5 Hardest Choices In Vampire: The Masquerade – Swansong

Vampire: The Masquerade – Swansong is a game that is filled with choices. Some of those choices impact the ending. Other choices determine how a level ends. The best choices? Those are the ones that have you questioning everything you know about the game, the universe, and yourself.

Swansong has a bunch of the latter, and getting through them had us pausing to ponder for an inordinate amount of time. All of these decisions are difficult to make, and some of them have long reaching consequences outside of the moral quandary they offer. Here are a handful of the most difficult.

5 Taking Journey Back To The Prince

This is the first major decision you will make when playing Swansong, and depending on what you pick, will lead to further decisions that could lead to quite the telling off. Journey is trying to prove her innocence, there are rumors of a Final Death sentence looming, and, well she is your friend. She is the first person you speak to in Swansong.

The choice to make her stay to convince her to leave is a tricky one. It’s also one that quickly pulls the rug from under you if you think you are alone. Journey could die if you let her stay, and she might get hunted down (and killed) if you tell her to leave. Ultimately, the choice doesn’t have much of an impact on the greater narrative, but it still nailed the tension regardless.

4 Sparing Joseph Manneh

Joseph is the first (and only) character you meet from the Second Inquisition who is not immediately out to get you. Where Stanford wants to purge you from existence, and his underlings are performing all manner of vile experiments, Joseph is just trying to uncover the truth. When Galeb bumps into him on Long Island, it’s clear he is a decent man in a bad situation.

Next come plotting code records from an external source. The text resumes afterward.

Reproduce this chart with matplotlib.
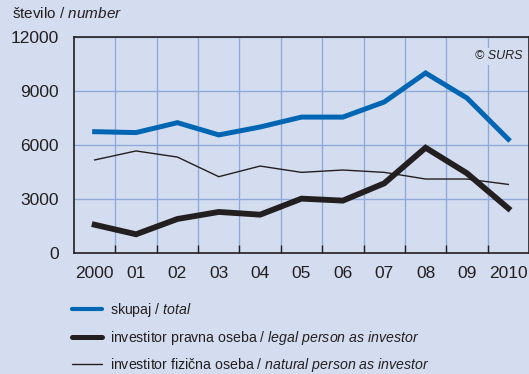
import numpy as np
import matplotlib
matplotlib.use("Agg")
import matplotlib.pyplot as plt
from matplotlib.ticker import FixedLocator

# ==========================================
# DATA
# ==========================================
years = ["2000", "01", "02", "03", "04", "05", "06", "07", "08", "09", "2010"]

total = [6740, 6690, 7240, 6560, 7000, 7550, 7550, 8390, 10000, 8610, 6320]
legal = [1570, 1040, 1890, 2280, 2130, 3020, 2910, 3870, 5850, 4430, 2480]
natural = [5170, 5670, 5330, 4240, 4830, 4480, 4610, 4480, 4110, 4110, 3810]

yticks = [0, 3000, 6000, 9000, 12000]

# ==========================================
# STYLE
# ==========================================
BG = "#d4ddef"
GRID = "#8eaadb"
BLUE = "#0066b3"
BLACK = "#231f20"

plt.rcParams["font.family"] = ["Liberation Sans", "DejaVu Sans"]
plt.rcParams["mathtext.fontset"] = "custom"
plt.rcParams["mathtext.rm"] = "Liberation Sans"
plt.rcParams["mathtext.it"] = "Liberation Sans:italic"

fig = plt.figure(figsize=(5.29, 3.74), dpi=100, facecolor=BG)
ax = fig.add_axes([74 / 529, 1 - 253 / 374, 455 / 529, 216 / 374])
ax.set_facecolor(BG)

x = np.arange(len(years))

# ==========================================
# LINES
# ==========================================
ax.plot(x, natural, color=BLACK, lw=1.0, solid_joinstyle="miter", zorder=3,
        label=r"investitor fizična oseba / $\mathit{natural\ person\ as\ investor}$")
ax.plot(x, legal, color=BLACK, lw=4.2, solid_joinstyle="miter", zorder=4,
        label=r"investitor pravna oseba / $\mathit{legal\ person\ as\ investor}$")
ax.plot(x, total, color=BLUE, lw=3.6, solid_joinstyle="miter", zorder=5,
        label=r"skupaj / $\mathit{total}$")

# ==========================================
# AXES
# ==========================================
ax.set_xlim(-0.5, len(years) - 0.5)
ax.set_ylim(0, 12000)
ax.set_xticks(x)
ax.set_xticklabels(years)
ax.set_yticks(yticks)
ax.set_yticklabels([str(v) for v in yticks])
ax.xaxis.set_minor_locator(FixedLocator(x[:-1] + 0.5))

ax.tick_params(axis="x", which="major", length=0, pad=9, labelsize=12.5,
               colors=BLACK)
ax.tick_params(axis="x", which="minor", length=6, width=1, direction="in",
               color=BLACK)
ax.tick_params(axis="y", length=0, pad=11, labelsize=12.5, colors=BLACK)

ax.grid(True, which="minor", axis="x", color=GRID, lw=1)
ax.grid(True, which="major", axis="y", color=GRID, lw=1)
ax.set_axisbelow(True)

for side in ["left", "bottom", "top", "right"]:
    ax.spines[side].set_color(BLACK)
    ax.spines[side].set_linewidth(1.2)

ax.text(0.985, 0.91, "© SURS", transform=ax.transAxes, ha="right", va="center",
        fontsize=9, style="italic", color=BLACK, zorder=6,
        bbox=dict(facecolor=BG, edgecolor="none", pad=1.5))

fig.text(12 / 529, 1 - 14 / 374, r"število / $\mathit{number}$", ha="left",
         va="center", fontsize=11, color=BLACK)

# ==========================================
# LEGEND
# ==========================================
handles, labels = ax.get_legend_handles_labels()
order = [2, 1, 0]
leg = fig.legend([handles[i] for i in order], [labels[i] for i in order],
                 loc="upper left", bbox_to_anchor=(72 / 529, 1 - 301 / 374),
                 frameon=False, fontsize=10.2, handlelength=2.15,
                 handletextpad=0.55, labelspacing=0.68, borderpad=0,
                 borderaxespad=0)
for h, w in zip(leg.get_lines(), [3.0, 3.6, 1.0]):
    h.set_linewidth(w)
    h.set_solid_capstyle("round")
for t in leg.get_texts():
    t.set_color(BLACK)

fig.savefig("out.png", dpi=100, facecolor=BG)
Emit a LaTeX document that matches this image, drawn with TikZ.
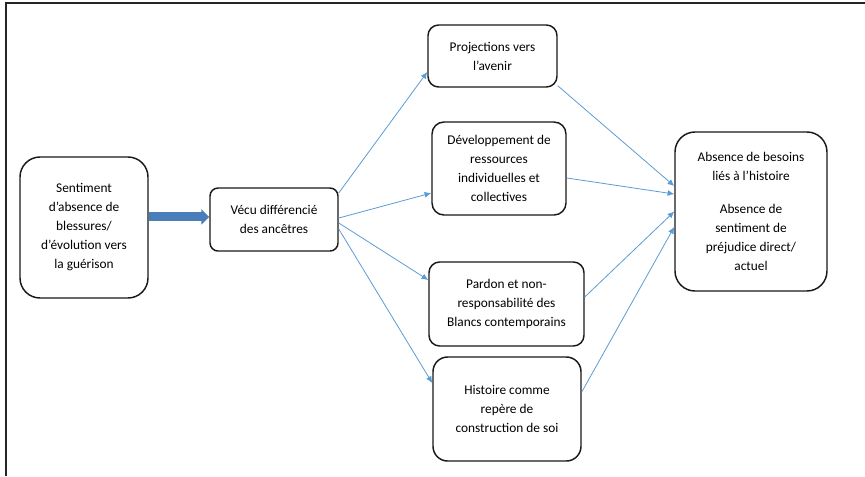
\documentclass[tikz,border=0pt]{standalone}
\usepackage{fontspec}
\setmainfont{Carlito}
\usetikzlibrary{arrows.meta}
\definecolor{linkblue}{HTML}{5B9BD5}
\definecolor{fatblue}{HTML}{4A7EBB}

\begin{document}
\begin{tikzpicture}[x=0.75pt, y=-0.75pt,
    box/.style={draw=black!90, line width=1.1pt, fill=white, align=center, inner sep=0pt,
        font=\fontsize{10}{14.25}\selectfont},
    link/.style={draw=linkblue, line width=0.6pt, -{Latex[length=5pt,width=4.5pt]}}]
        \useasboundingbox (0,0) rectangle (865,476);
        \draw[line width=1.5pt, black!85] (865,3) -- (6,3) -- (6,476);
        \node[box, rounded corners=15pt, minimum width=96pt, minimum height=105.75pt] (feel) at (84,227.5)
            {Sentiment\\d’absence de\\blessures/\\d’évolution vers\\la guérison};
        \node[box, rounded corners=6pt, minimum width=96pt, minimum height=47.25pt] (lived) at (274,219.5)
            {Vécu différencié\\des ancêtres};
        \node[box, rounded corners=8pt, minimum width=96.75pt, minimum height=46.5pt] (future) at (492.5,56)
            {Projections vers\\l’avenir};
        \node[box, rounded corners=9pt, minimum width=100.5pt, minimum height=69.75pt] (resources) at (499,168.5)
            {Développement de\\ressources\\individuelles et\\collectives};
        \node[box, rounded corners=8pt, minimum width=116.25pt, minimum height=63pt] (pardon) at (506.5,304)
            {Pardon et non-\\responsabilité des\\Blancs contemporains};
        \node[box, rounded corners=11pt, minimum width=111pt, minimum height=78pt] (history) at (507,409)
            {Histoire comme\\repère de\\construction de soi};
        \node[box, rounded corners=15pt, minimum width=114pt, minimum height=119.25pt] (absence) at (751,211.5)
            {Absence de besoins\\liés à l’histoire\\[10pt]Absence de\\sentiment de\\préjudice direct/\\actuel};
        \coordinate (in) at ([yshift=1.9pt]lived.west);
        \draw[fatblue, line width=6.75pt, -{Triangle[length=6pt,width=11.25pt]}] (feel.east |- in) -- (in);
        \foreach \t/\a/\b in {future/19.9/-12, resources/1.1/-18.4, pardon/-2.6/18, history/-7.1/19.5} {
            \draw[link] ([yshift=\a pt]lived.east) -- ([yshift=\b pt]\t.west);
        }
        \foreach \s/\a/\b in {future.south east/1.5/19.1, resources.east/-7.1/13.1, pardon.east/5.25/0, history.east/12.75/-11.6} {
            \draw[link] ([yshift=\a pt]\s) -- ([yshift=\b pt]absence.west);
        }
    \end{tikzpicture}
\end{document}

But, he is a man of the cloth, and his order largely wants you dead. Can he be trusted? This is the foundation of Galeb’s decision, and choosing whether or not to kill Joseph has some surprisingly long-lasting ripples. Your choice can greatly influence the final scenes in the game, so treat Joseph’s life with care.

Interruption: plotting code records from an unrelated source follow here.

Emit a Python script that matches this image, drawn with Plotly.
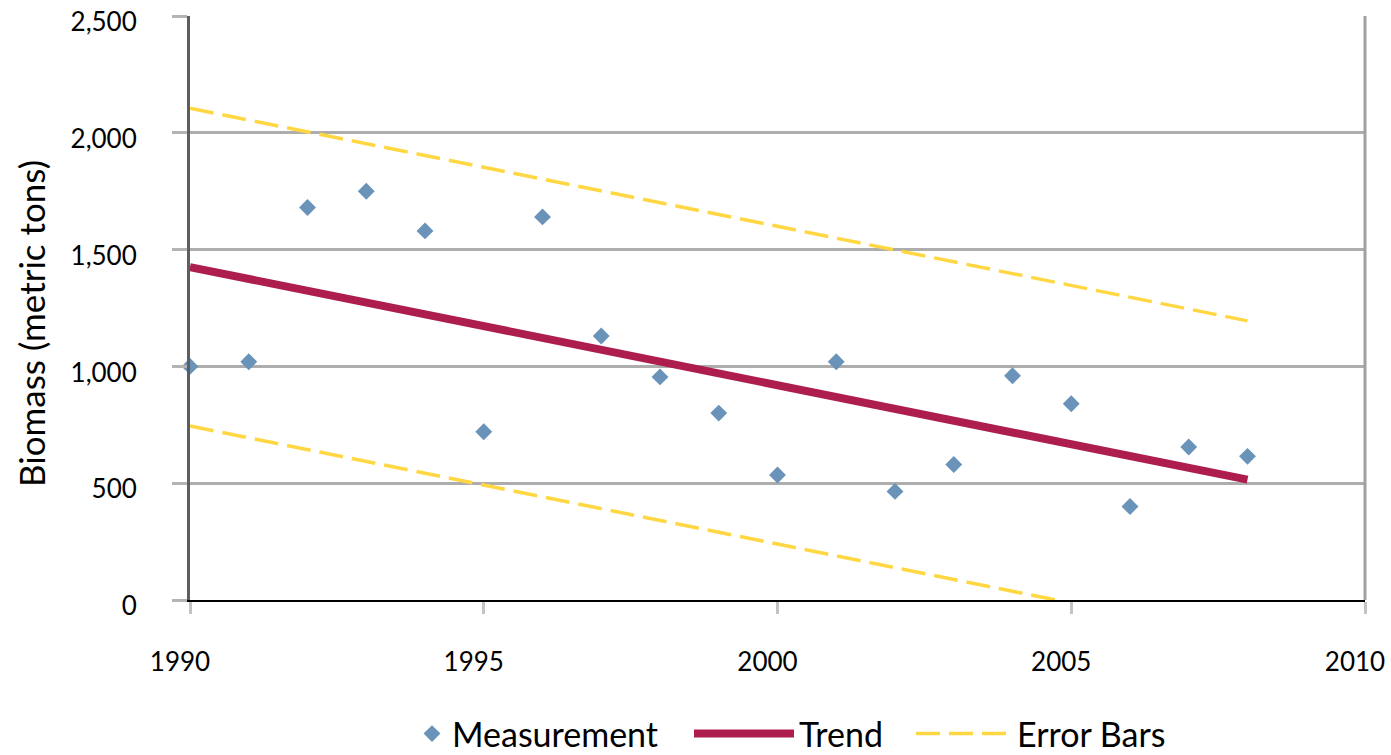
import plotly.graph_objects as go

# Annual biomass measurements
years = [1990, 1991, 1992, 1993, 1994, 1995, 1996, 1997, 1998, 1999,
         2000, 2001, 2002, 2003, 2004, 2005, 2006, 2007, 2008]
biomass = [1000, 1020, 1680, 1750, 1580, 720, 1640, 1130, 955, 800,
           535, 1020, 465, 580, 960, 840, 400, 655, 615]

# Linear trend and its error band (endpoints)
trend_years = [1990, 2008]
trend = [1425, 515]
upper_band = [2105, 1195]
lower_band = [745, -165]

x_ticks = [1990, 1995, 2000, 2005, 2010]
y_ticks = [0, 500, 1000, 1500, 2000, 2500]
y_tick_text = ["0", "500", "1,000", "1,500", "2,000", "2,500"]

FONT = "Lato"
W, H = 1391, 755
LEGEND_Y = 734 / H  # legend row, measured from the top of the page
LEGEND_FONT = dict(size=34)

fig = go.Figure()

fig.add_trace(go.Scatter(
    x=years, y=biomass, mode="markers", name="Measurement", legend="legend",
    marker=dict(symbol="diamond", size=13, color="#6993B8"),
    cliponaxis=False,
))
fig.add_trace(go.Scatter(
    x=trend_years, y=trend, mode="lines", name="Trend", legend="legend2",
    line=dict(color="#AD1E4E", width=8),
))
fig.add_trace(go.Scatter(
    x=trend_years, y=upper_band, mode="lines", name="Error Bars", legend="legend3",
    line=dict(color="#FFD743", width=3.5, dash="24px,9px"),
))
fig.add_trace(go.Scatter(
    x=trend_years, y=lower_band, mode="lines", name="Error Bars",
    line=dict(color="#FFD743", width=3.5, dash="24px,9px"),
    showlegend=False,
))


def legend_box(left_px, item_w):
    return dict(
        orientation="h", xref="container", yref="container",
        x=left_px / W, xanchor="left", y=1 - LEGEND_Y, yanchor="middle",
        font=LEGEND_FONT, itemwidth=item_w, bgcolor="rgba(0,0,0,0)",
    )


fig.update_layout(
    width=W, height=H,
    margin=dict(l=190, r=26, t=16, b=155, autoexpand=False),
    paper_bgcolor="white", plot_bgcolor="white",
    font=dict(family=FONT, size=26, color="black"),
    showlegend=True,
    legend=legend_box(412, 30),
    legend2=legend_box(689, 100),
    legend3=legend_box(911, 96),
    xaxis=dict(
        range=[1990, 2010], tickmode="array", tickvals=x_ticks,
        showgrid=False, zeroline=False, automargin=False,
        showline=True, linecolor="black", linewidth=2,
        ticks="outside", ticklen=12, tickwidth=3, tickcolor="#C4C4C4",
        ticklabelstandoff=26, ticklabelshift=-10, tickfont=dict(size=26),
        ticklabeloverflow="allow",
    ),
    yaxis=dict(
        range=[0, 2500], tickmode="array", tickvals=y_ticks, ticktext=y_tick_text,
        showgrid=True, gridcolor="#ADADAD", gridwidth=3, zeroline=False,
        automargin=False,
        showline=True, linecolor="#5E5E5E", linewidth=3,
        ticks="outside", ticklen=15, tickwidth=3, tickcolor="#B4B4B4",
        ticklabelstandoff=30, ticklabelshift=6, tickfont=dict(size=26),
        ticklabeloverflow="allow",
    ),
    annotations=[
        dict(text="Biomass (metric tons)", textangle=-90, showarrow=False,
             xref="paper", yref="paper", x=(31 - 190) / 1175, y=(600 - 323) / 584,
             xanchor="center", yanchor="middle", font=dict(size=35)),
    ],
    shapes=[
        dict(type="line", xref="paper", yref="paper", x0=1, x1=1, y0=0, y1=1,
             line=dict(color="#A0A0A0", width=3)),
    ],
)

fig.write_html("out.html")
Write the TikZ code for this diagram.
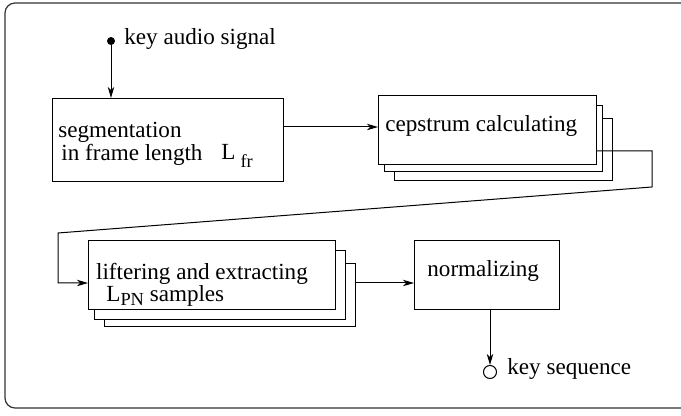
\documentclass[tikz,border=0pt]{standalone}
\usepackage{fontspec}
\setmainfont{Liberation Serif}
\usepackage{tikz}
\usetikzlibrary{arrows.meta, positioning}
\tikzset{
  blk/.style 2 args={draw, fill=white, line width=0.5pt, inner sep=0pt,
    anchor=north west, minimum width=#1, minimum height=#2},
  txt/.style={inner sep=0pt, anchor=base west, font=\fontsize{11.55}{13.9}\selectfont},
  flow/.style={line width=0.5pt, -{Stealth[length=5.5pt,width=3.2pt,inset=1.5pt]}},
  dot/.style={circle, fill, inner sep=0pt, minimum size=4pt},
  sink/.style={circle, draw, line width=0.5pt, inner sep=0pt, minimum size=6.5pt},
}
\newcommand{\lowsub}[2]{\raisebox{-#1}{\fontsize{9.2}{11}\selectfont #2}}

\begin{document}
\begin{tikzpicture}[x=0.5pt, y=-0.5pt]
\useasboundingbox (0,0) rectangle (681,416);
\draw[line width=0.6pt, black!80, rounded corners=5pt] (5,3) rectangle (700,408);

% input and segmentation
\node[dot] (src) at (111,41) {};
\node[txt] (srctxt) at (124,45) {key audio signal};
\node[blk={115.5pt}{41.5pt}] (seg) at (52,98) {};
\node[txt] (segtxt1) at (58,137.5) {segmentation};
\node[txt] (segtxt2) at (61,161) {in frame length};
\node[txt] (segL) at (221,160) {L\kern2.5pt\lowsub{4pt}{fr}};

% cepstrum stack
\node[blk={109pt}{31pt}] (cep3) at (394,118) {};
\node[blk={109pt}{33pt}] (cep2) at (384,105) {};
\node[blk={109pt}{34.5pt}] (cep) at (378,95) {};
\node[txt] (ceptxt) at (385,131.7) {cepstrum calculating};

% liftering stack
\node[blk={125.5pt}{31.5pt}] (lift3) at (104,263) {};
\node[blk={125.5pt}{34.5pt}] (lift2) at (94,250) {};
\node[blk={123.5pt}{34.5pt}] (lift) at (88,240) {};
\node[txt] (lifttxt1) at (95.7,280) {liftering and extracting};
\node[txt] (lifttxt2) at (106,302) {L\lowsub{2pt}{PN} samples};

% normalizing and output
\node[blk={72.5pt}{34.5pt}] (norm) at (414,240) {};
\node[txt] (normtxt) at (427,276.7) {normalizing};
\node[sink] (out) at (490,372) {};
\node[txt] (outtxt) at (507,375) {key sequence};

% connectors
\coordinate (r1) at (0,127);
\coordinate (b1) at (652,151);
\coordinate (b2) at (652,187);
\coordinate (b3) at (58,233);
\coordinate (b4) at (58,283);
\draw[flow] (src) -- (src |- seg.north);
\draw[flow] (seg.east |- r1) -- (cep.west |- r1);
\draw[flow] (cep.east |- b1) -- (b1) -- (b2) -- (b3) -- (b4) -- (lift.west |- b4);
\draw[flow] (lift3.east |- b4) -- (norm.west |- b4);
\draw[flow] (out |- norm.south) -- (out.north);
\end{tikzpicture}
\end{document}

3 Follow The Plan Or Go It Alone

Another moral dilemma. Emem has managed to convince enough of the Anarchs to follow her on a suicide mission. The thing is, you get the choice, right at the end, to bail and just go it alone. The Anarchs are not aware you are leading them to their deaths, and after spending a couple of hours talking and interacting with them, it becomes much harder to pull the trigger.

Killing humans is one thing, but condemning tens of vampires to their Final Death just so you have an easier time infiltrating the S.A.D Base sounds like a rough deal. Unfortunately, the game doesn’t take this choice too seriously, as following the plan changes nothing about the story. The decision itself, however, was a hard one to make regardless of the outcome.

2 Stay With Halsey

This is the first of many emotional gut-punches Swansong throws your way. Leysha has just learned that her daughter, Halsey, is not real. She is but a mental projection Leysha uses to channel her clairvoyance. You have two options – purge her from your mind by taking some medication Richard has given you, or accept your psychosis, and continue to live with Halsey in your mind.

This is a heartbreaking decision as the entire game has had Leysha and Halsey working together as a tag-team duo. There is a lot of pain, emotion, and weight behind this, and many of Leysha’s decisions. What you do here causes some minor ripples in the overall story, but it is the first real choice that bends your perception of who Leysha actually is.

1 Galeb And Stanford

Stanford is one heck of a villain. He is imposing, powerful, and seemingly unstoppable. This is apparent when he permanently scars Leysha, and then reinforced when he tortures Galeb in a genuinely disturbing scene. Here lies the conundrum so to speak.

Unlike most major encounters in Swansong, every encounter Galeb has with Stanford requires stats to overcome. This makes it mechanically more difficult. In terms of narrative weight, however, being too weak to stand up to Stanford is devastating. Information on vampires, their hideouts, and their powers can all be revealed if Galeb fails – and that’s just the start of it.

Galeb is in the upper echelons of characters in Swansong, and his continued struggle with Stanford highlights that perfectly.